Kritik von Uwe Engel, aus der Rhein-Neckar-Zeitung vom 7.10.2003

Das gute Dutzend ist voll: Zum zwölften Male fanden in Mannheim die Klangwerkstatt-Musiktage statt. In fünf Konzerten in der Galerie der Alten Feuerwache präsentierten der Komponist, Improvisator und Musikinstrumente - Erfinder Hans-Karsten Raecke und seine Mitstreiter in gewohnt interessanter und familiärer Atmosphäre avantgardistische Musik- und Sprachereignisse abseits aller Dogmen und gängigen Strömungen.

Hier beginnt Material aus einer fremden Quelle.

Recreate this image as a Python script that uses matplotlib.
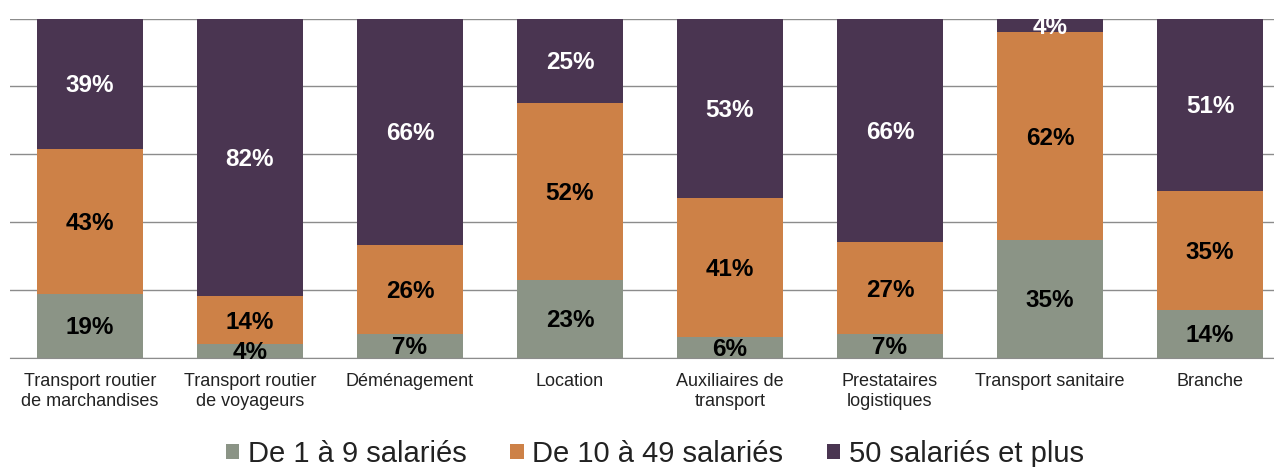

Im Mittelpunkt standen diesmal nicht die originellen, mitunter skurrilen mechanischen oder elektronischen Instrumente von Raecke, standen überhaupt keine Musikinstrumente, das Generalthema lautete vielmehr „Sprache im musikalischen Kontext“. Um die Sprache also ging es, um die menschliche Stimme und um Texte. Dennoch oder gerade deswegen geriet dieser Klangwerkstatt-Jahrgang zu einem der besten seit Begründung des Festivals. Auf dem Programm standen größtenteils Vertonungen von Texten, die sich nicht zur Vertonung im traditionellen Sinne eignen, Texte von Außenseitern, die in Deutschland verboten, verpönt, verrufen waren.

Den Auftakt bildete die Uraufführung eines einstündigen musikdramatischen Werkes von Raecke, seiner Vertonung von Heinrich Heines Gedichtzyklus „Deutschland, ein Wintermärchen, wo Heine aus dem Pariser Exil heraus die politischen Zustände in Deutschland und die mittelmäßige zeitgenössische Literatur kritisiert. In ihrer Prägnanz und ihrem Witz, sind Heines Gedichte noch heute von größter Wirkung. Raecke hat sie adäquat umgesetzt, als Komponist, Sänger, Darsteller und Pianist in einer Person. Bei der Ausgestaltung von Heines Poesie bedient er sich aller Formen abendländischer Musikkultur: Rezitativ und Arie, literarisches und – vor allem – Kabarettchanson, das romantische Kunstlied klingt an und der Weillsche Songstil, Märsche und Volkslieder werden parodiert.

Raecke beschränkt sich dabei keineswegs aufs bloße singen und Rezitieren, er agiert auch als Darsteller, marschiert bei seinem Spottlied aufs Militär, begibt sich bei einem Schlaflied mit Kopfkissen ins Innere des Flügels. Auf diesem klangerweitertem, sprich mit allerhand Schrauben und Ähnlichem präparierten Flügel erzeugt Raecke nebst den angestammten auch Gamelan- und Trommelklänge, Donnern, Pfeifen und Heulen. Eine überaus spannende, ebenso unterhaltsame Aufführung und nach einhelliger Auffassung des Publikums das Beste, was Hans-Karsten Raecke je gemacht hat.